Penetapan Anas sebagai tersangka kasus korupsi menjadi babak baru di tubuh Partai Demokrat, sekaligus jalan terjal bagi Anas. Kiprah Anas dalam dunia politik Indonesia termasuk cemerlang. Ia sempat diharapkan menjadi tokoh muda penuh harapan. Sayang, kasus korupsi menyebabkan karier gemilang itu bak hancur ditelan bumi. Politikus muda kelahiran Blitar ini mengawali perjalanan politiknya ketika berkuliah di Universitas Airlangga, Surabaya, melalui jalur Penelusuran Minat dan Kemampuan (PMDK). Di kampus itu, ia belajar jurusan ilmu politik. Anas pun lulus sebagai mahasiswa teladan dan lulusan terbaik.
Anas kemudian melanjutkan pendidikan di Program Pascasarjana Universitas Indonesia dan meraih gelar master ilmu politik dengan tesis "Islamo-Demokrasi: Pemikiran Nurcholish Madjid". Anas pun pernah menjabat Ketua Umum PB HMI periode 1997-1999. Dan pada 2001-2005 terpilih sebagai komisioner KPU setelah sebelumnya duduk dalam Tim Sebelas yang mempersiapkan pembentukan KPU. Seusai Pemilu 2004, Anas masuk Partai Demokrat, lalu terpilih sebagai anggota DPR periode 2009-2014. Namun jabatan Ketua Fraksi Demokrat ia tinggalkan, karena ia terpilih sebagai ketua umum partai.
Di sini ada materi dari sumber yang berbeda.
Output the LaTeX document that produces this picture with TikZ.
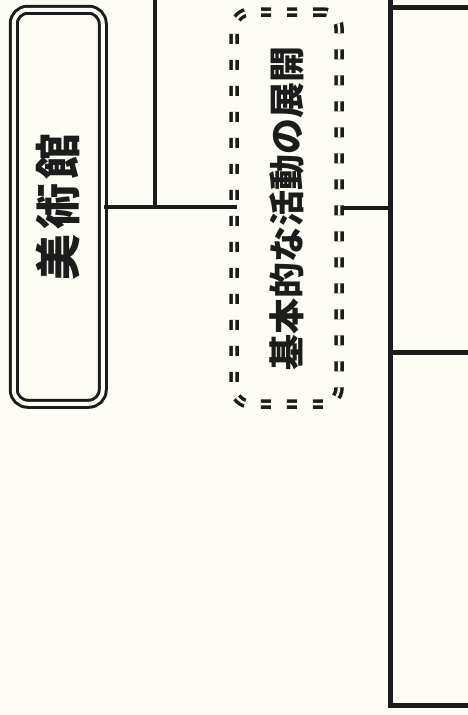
\documentclass[tikz,border=0pt]{standalone}
\usepackage{fontspec}
\newfontfamily\jpfont{Noto Sans CJK JP}
\newfontfamily\jpspaced{Noto Sans CJK JP}[LetterSpace=10]
\definecolor{paper}{RGB}{253,253,245}
\definecolor{ink}{RGB}{28,28,28}
\begin{document}
\begin{tikzpicture}[x=1pt,y=-1pt,color=ink,
    museumbox/.style={draw,rounded corners=14pt,double=paper,double distance=4pt,
      line width=3pt,minimum width=89pt,minimum height=394pt,inner sep=0pt},
    dashbox/.style={draw,rounded corners=16pt,double=paper,double distance=2.5pt,
      line width=3.5pt,dash pattern=on 10pt off 16pt,minimum width=105pt,
      minimum height=392pt,inner sep=0pt},
    branch/.style={line width=4pt},
    frame/.style={line width=5pt}]
    \fill[paper] (0,0) rectangle (468,715);
    \useasboundingbox (0,0) rectangle (468,715);
    \node[museumbox] (museum) at (58.25,206.75)
      {\rotatebox{90}{\jpspaced\bfseries\fontsize{46}{46}\selectfont 美術館}};
    \node[dashbox] (basic) at (286.5,208)
      {\rotatebox{90}{\jpfont\bfseries\fontsize{36}{36}\selectfont 基本的な活動の展開}};
    \coordinate (topA) at (155,0);
    \coordinate (frameTop) at (390.5,0);
    \coordinate (frameBot) at (390.5,705.5);
    \coordinate (edgeTop) at (468,7);
    \coordinate (edgeMid) at (468,352);
    \coordinate (edgeBot) at (468,705.5);
    \draw[branch,shorten >=-5pt] (museum.east) -- (museum.east -| basic.west);
    \draw[branch] (topA) -- (topA |- museum.east);
    \draw[branch] (basic.east) -- (basic.east -| frameTop);
    \draw[frame] (frameTop) -- (frameBot) -- (edgeBot);
    \draw[frame] (frameTop |- edgeTop) -- (edgeTop);
    \draw[frame] (frameTop |- edgeMid) -- (edgeMid);
  \end{tikzpicture}
\end{document}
Kini, karier politik Anas terancam hancur. Anas pun terancam pidana penjara selama 20 tahun, karena sangkaan menerima hadiah atau janji terkait proyek Hambalang. Pasal 12 huruf a atau b UU Tipikor berbunyi, "Pegawai negeri atau penyelenggara negara yang menerima hadiah atau janji, padahal diketahui atau patut diduga bahwa hadiah tersebut diberikan untuk menggerakkan agar melakukan atau tidak melakukan sesuatu dalam jabatannya."
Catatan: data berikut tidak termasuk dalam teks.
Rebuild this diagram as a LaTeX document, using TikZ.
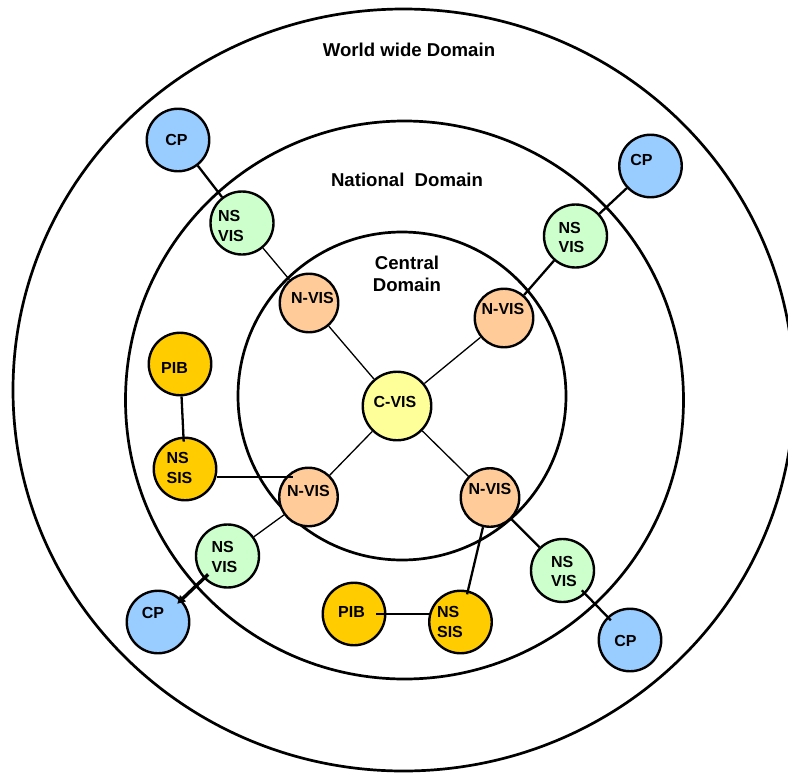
\documentclass[tikz,border=0pt]{standalone}
\usepackage{fontspec}
\setmainfont{Liberation Sans}
\usetikzlibrary{arrows.meta}
\definecolor{cpblue}{HTML}{99CCFF}
\definecolor{visgreen}{HTML}{CCFFCC}
\definecolor{nvispeach}{HTML}{FFCC99}
\definecolor{cvisyellow}{HTML}{FFFF99}
\definecolor{sisgold}{HTML}{FFCC00}

\begin{document}
\begin{tikzpicture}[x=1pt,y=-1pt,
  ring/.style={draw, line width=2.7pt},
  unit/.style={circle, draw, line width=2.4pt, inner sep=0pt, minimum size=62.5pt},
  cpnode/.style={unit, fill=cpblue},
  nsvisnode/.style={unit, fill=visgreen, minimum size=63pt},
  nvisnode/.style={unit, fill=nvispeach, minimum size=58.5pt},
  cvisnode/.style={unit, fill=cvisyellow, minimum size=68.5pt},
  sisnode/.style={unit, fill=sisgold},
  txt/.style={font=\fontsize{16}{19.5}\selectfont\bfseries, align=left, inner sep=0pt},
  domaintitle/.style={font=\fontsize{18.6}{22}\selectfont\bfseries, align=center, inner sep=0pt},
  thinlink/.style={line width=1.3pt},
  link/.style={line width=2.3pt},
  boldlink/.style={line width=3.4pt, -{Triangle[length=8pt,width=8pt]}},
]
\clip (0,0) rectangle (788,772);

% domain rings
\draw[ring] (403.5,390) ellipse [x radius=390.5pt, y radius=381pt];
\draw[ring] (404.5,400) circle [radius=279pt];
\draw[ring] (402,396) circle [radius=164pt];

% domain titles
\node[domaintitle] (world) at (409,50) {World wide Domain};
\node[domaintitle] (national) at (407,180) {National~~Domain};
\node[domaintitle] (central) at (407,274) {Central\\Domain};

% central node
\node[cvisnode, label={[txt, shift={(-2,-4)}]center:C-VIS}] (cvis) at (397,406) {};

% national nodes
\node[nvisnode, label={[txt, shift={(3.5,-5.5)}]center:N-VIS}] (nvis1) at (309,303) {};
\node[nvisnode, label={[txt, shift={(-1,-9)}]center:N-VIS}] (nvis2) at (504,318) {};
\node[nvisnode, label={[txt, shift={(0,-6)}]center:N-VIS}] (nvis3) at (308.5,497) {};
\node[nvisnode, label={[txt, shift={(0,-9)}]center:N-VIS}] (nvis4) at (490,497.5) {};

% national service nodes
\node[nsvisnode, label={[txt, shift={(-11,3)}]center:NS\\VIS}] (nsvis1) at (242,223) {};
\node[nsvisnode, label={[txt, shift={(-4,1.5)}]center:NS\\VIS}] (nsvis2) at (575.5,236) {};
\node[nsvisnode, label={[txt, shift={(-3,1)}]center:NS\\VIS}] (nsvis3) at (227.5,556) {};
\node[nsvisnode, label={[txt, shift={(1.5,1)}]center:NS\\VIS}] (nsvis4) at (562.5,570.5) {};

\node[sisnode, label={[txt, shift={(-5.5,3.5)}]center:PIB}] (pib1) at (180,364) {};
\node[sisnode, label={[txt, shift={(-5.5,-1)}]center:NS\\SIS}] (nssis1) at (185,469) {};
\node[sisnode, label={[txt, shift={(-2.5,-2)}]center:PIB}] (pib2) at (354,614) {};
\node[sisnode, label={[txt, shift={(-10.5,0)}]center:NS\\SIS}] (nssis2) at (460.5,622) {};

% world wide nodes
\node[cpnode, label={[txt, shift={(-1.5,-0.5)}]center:CP}] (cp1) at (178,140) {};
\node[cpnode, label={[txt, shift={(-9,-6)}]center:CP}] (cp2) at (650.5,166) {};
\node[cpnode, label={[txt, shift={(-5,-9.5)}]center:CP}] (cp3) at (158,622) {};
\node[cpnode, label={[txt, shift={(-4.5,1)}]center:CP}] (cp4) at (630,640) {};

% connectors
\draw[thinlink] (cvis) -- (nvis1);
\draw[thinlink] (cvis) -- (nvis2);
\draw[thinlink] (cvis) -- (nvis3);
\draw[thinlink] (cvis) -- (nvis4);
\draw[thinlink] (nvis1) -- (nsvis1);
\draw[link] (nsvis1) -- (cp1);
\draw[link] (nvis2) -- (nsvis2);
\draw[link] (nsvis2) -- (cp2);
\draw[thinlink] (nvis3) -- (nsvis3);
\draw[boldlink, shorten <=-6pt, shorten >=-6pt] (nsvis3) -- (cp3);
\draw[link] (nvis4) -- (nsvis4);
\draw[link, shorten <=-5pt, shorten >=-5pt] (nsvis4) -- (cp4);
\draw[link, shorten >=-4pt] (nvis4) -- (nssis2);
\draw[link, shorten >=-5pt] (pib1) -- (nssis1);
\coordinate (nvis3in) at (293,477);
\draw[link] ([yshift=-8pt]nssis1.east) -- (nvis3in);
\draw[link, shorten <=-10pt, shorten >=-3pt] (pib2) -- (pib2 -| nssis2.west);
\end{tikzpicture}
\end{document}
Kemudian, "Pegawai negeri atau penyelenggara negara yang menerima hadiah, padahal diketahui atau patut diduga bahwa hadiah tersebut diberikan sebagai akibat atau disebabkan karena melakukan atau tidak melakukan sesuatu dalam jabatannya yang bertentangan dengan kewajibannya. Maka, dipidana dengan pidana seumur hidup atau pidana penjara paling singkat 4 tahun dan paling lama 20 tahun dan pidana denda paling sedikit Rp 200 juta dan paling banyak Rp 1 miliar."
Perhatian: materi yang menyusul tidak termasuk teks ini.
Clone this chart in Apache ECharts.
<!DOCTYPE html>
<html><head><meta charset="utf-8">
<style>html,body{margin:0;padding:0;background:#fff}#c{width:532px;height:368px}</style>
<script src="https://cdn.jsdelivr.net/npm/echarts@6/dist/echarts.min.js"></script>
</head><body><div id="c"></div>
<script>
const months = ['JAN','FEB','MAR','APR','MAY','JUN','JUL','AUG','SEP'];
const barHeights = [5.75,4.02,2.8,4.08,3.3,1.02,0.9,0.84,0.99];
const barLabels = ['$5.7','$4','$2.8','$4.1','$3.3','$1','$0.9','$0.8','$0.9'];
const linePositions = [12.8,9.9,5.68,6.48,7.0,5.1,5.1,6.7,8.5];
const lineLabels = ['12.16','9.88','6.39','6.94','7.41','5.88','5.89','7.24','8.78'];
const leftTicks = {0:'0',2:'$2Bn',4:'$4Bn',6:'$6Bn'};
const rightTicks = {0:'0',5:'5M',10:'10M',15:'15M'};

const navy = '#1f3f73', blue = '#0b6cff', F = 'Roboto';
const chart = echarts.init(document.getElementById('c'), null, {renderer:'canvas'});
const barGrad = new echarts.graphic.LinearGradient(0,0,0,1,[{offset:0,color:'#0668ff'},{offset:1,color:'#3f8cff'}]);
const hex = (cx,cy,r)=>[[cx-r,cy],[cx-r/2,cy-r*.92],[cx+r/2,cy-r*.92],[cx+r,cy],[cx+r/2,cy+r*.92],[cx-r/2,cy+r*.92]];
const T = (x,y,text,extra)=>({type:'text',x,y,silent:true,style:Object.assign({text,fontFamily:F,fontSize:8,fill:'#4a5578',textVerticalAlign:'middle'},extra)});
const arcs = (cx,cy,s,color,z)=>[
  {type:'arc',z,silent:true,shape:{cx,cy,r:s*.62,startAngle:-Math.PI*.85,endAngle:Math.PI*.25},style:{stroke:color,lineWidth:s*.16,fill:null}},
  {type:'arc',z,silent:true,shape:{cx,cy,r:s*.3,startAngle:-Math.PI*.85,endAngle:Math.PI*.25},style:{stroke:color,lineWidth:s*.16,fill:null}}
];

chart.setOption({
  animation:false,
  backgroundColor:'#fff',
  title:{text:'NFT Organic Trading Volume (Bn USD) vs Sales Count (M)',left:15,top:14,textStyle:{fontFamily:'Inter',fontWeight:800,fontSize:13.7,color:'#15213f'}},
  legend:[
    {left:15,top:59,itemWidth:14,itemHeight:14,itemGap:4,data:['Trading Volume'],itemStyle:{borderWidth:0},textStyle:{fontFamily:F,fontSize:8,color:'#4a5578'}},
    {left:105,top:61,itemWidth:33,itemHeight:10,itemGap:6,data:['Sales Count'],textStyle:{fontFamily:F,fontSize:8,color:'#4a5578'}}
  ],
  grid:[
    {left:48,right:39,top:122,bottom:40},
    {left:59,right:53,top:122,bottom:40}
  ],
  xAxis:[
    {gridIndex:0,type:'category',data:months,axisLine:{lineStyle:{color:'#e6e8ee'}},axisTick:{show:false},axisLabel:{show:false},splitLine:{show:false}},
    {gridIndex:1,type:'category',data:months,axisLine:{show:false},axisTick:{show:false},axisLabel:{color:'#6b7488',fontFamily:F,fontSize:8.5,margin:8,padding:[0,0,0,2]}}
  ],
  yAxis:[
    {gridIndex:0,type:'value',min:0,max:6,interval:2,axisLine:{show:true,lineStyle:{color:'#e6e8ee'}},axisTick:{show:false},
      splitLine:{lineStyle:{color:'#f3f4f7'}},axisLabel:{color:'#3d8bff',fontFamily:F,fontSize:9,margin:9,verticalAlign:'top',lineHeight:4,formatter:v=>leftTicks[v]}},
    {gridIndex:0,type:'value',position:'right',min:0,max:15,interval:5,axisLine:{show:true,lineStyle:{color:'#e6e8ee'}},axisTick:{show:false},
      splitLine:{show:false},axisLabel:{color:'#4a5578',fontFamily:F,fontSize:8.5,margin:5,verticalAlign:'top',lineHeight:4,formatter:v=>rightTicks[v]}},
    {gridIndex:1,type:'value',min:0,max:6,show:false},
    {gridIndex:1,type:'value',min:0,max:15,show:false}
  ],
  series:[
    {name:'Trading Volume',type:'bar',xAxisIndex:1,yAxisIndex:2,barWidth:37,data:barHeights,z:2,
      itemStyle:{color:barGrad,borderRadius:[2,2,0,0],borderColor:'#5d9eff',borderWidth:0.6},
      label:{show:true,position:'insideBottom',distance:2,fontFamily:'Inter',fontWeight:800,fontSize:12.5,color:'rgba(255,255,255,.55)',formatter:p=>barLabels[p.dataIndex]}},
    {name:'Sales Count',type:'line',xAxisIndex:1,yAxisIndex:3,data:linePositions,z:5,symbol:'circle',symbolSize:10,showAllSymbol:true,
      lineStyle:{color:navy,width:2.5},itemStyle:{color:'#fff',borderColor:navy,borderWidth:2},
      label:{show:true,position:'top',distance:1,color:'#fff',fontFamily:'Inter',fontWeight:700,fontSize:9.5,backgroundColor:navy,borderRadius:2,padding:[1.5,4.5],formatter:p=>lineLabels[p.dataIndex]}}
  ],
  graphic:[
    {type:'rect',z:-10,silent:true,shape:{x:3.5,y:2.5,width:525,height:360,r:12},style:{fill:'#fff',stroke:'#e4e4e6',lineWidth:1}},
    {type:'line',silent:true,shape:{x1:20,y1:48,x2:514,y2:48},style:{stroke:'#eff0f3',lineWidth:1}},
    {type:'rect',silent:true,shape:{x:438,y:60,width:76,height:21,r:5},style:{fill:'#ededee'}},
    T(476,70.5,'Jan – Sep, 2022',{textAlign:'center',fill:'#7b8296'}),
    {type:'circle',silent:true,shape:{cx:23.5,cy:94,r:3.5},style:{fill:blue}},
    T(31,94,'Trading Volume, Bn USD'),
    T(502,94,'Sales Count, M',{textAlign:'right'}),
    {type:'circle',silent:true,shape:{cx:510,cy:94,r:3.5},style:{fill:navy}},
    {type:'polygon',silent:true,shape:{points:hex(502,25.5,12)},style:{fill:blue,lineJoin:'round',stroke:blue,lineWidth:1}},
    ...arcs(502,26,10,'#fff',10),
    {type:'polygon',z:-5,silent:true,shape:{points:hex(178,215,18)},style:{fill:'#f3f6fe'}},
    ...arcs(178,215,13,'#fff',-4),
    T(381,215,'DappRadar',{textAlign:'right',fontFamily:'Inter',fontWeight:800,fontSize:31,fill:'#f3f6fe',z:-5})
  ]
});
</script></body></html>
Penetapan Anas sebagai tersangka korupsi oleh KPK akan membuka pertarungan yang sesungguhnya antara kubu Anas dan kubu Ketua Majelis Tinggi Partai Demokrat Susilo Bambang Yudhoyono. Penetapan Anas sebagai tersangka dan pengunduran diri yang bersangkutan dari jabatan ketua umum tidak serta-merta mampu menyelesaikan perseteruan yang melanda Demokrat. Selama ini Anas dijadikan kambing hitam atas merosotnya elektabilitas Partai Demokrat. Apakah dengan demikian, penetapan Anas sebagai tersangka lantas menaikkan popularitas Demokrat?
Pertama, kemerosotan elektabilitas Demokrat merupakan dampak kinerja kolektif kader-kader Demokrat yang tidak bekerja keras untuk kemajuan Demokrat. Banyak kader Demokrat menjadikan partai ini semata-mata sebagai kendaraan politik meraih kekuasaan dan jalan mulus korupsi. Dengan menjadi anggota lembaga legislatif dan eksekutif, terbuka kesempatan melakukan korupsi. Kader-kader oportunis dan partisan ini justru mempercepat pembusukan Demokrat dari dalam. Celakanya, mayoritas pendukung Demokrat adalah massa mengambang yang kepercayaan publik dan loyalitasnya layak dipertanyakan.
Kedua, semakin tidak adanya daya tarik Demokrat dalam menghadapi Pemilu 2014. Tertutupnya peluang SBY mencalonkan diri sebagai presiden dalam Pemilu 2014 mendatang menyebabkan Demokrat kehilangan figur pemersatu yang mampu merapatkan barisan kader-kader. Faktor SBY tidak ada duanya di tubuh Demokrat. Karena itu, penurunan elektabilitas dapat dimaknai sebagai hukuman publik atas buruknya kinerja pemerintahan SBY sekaligus Partai Demokrat yang terbelit kasus-kasus korupsi.
Ketiga, boleh jadi ungkapan-ungkapan Anas, seperti "Politik Sengkuni" dan "Nabok Nyilih Tangan", yang diungkapkan di media sosial merupakan ungkapan kegundahan hati Anas yang tidak berdaya di hadapan senior-senior Demokrat yang berharap Anas segera mengundurkan diri. Dengan demikian, bisa jadi Anas justru menuai simpati karena telah "dizalimi" oleh rezim.
Pertarungan antara SBY dan loyalis-loyalis Anas diperkirakan semakin terbuka di hari-hari mendatang. Ini karena loyalis-loyalis Anas cukup mengakar di daerah-daerah. Bukan tidak mungkin penetapan Anas sebagai tersangka diikuti dengan pengunduran diri kader-kader Demokrat pendukung Anas di daerah. Karena itu, penetapan Anas sebagai tersangka bukanlah akhir dari babak "goro-goro" Partai Demokrat. Di masa mendatang, bisa jadi justru Demokrat kian babak belur manakala gagal mengkonsolidasi kader-kader di daerah.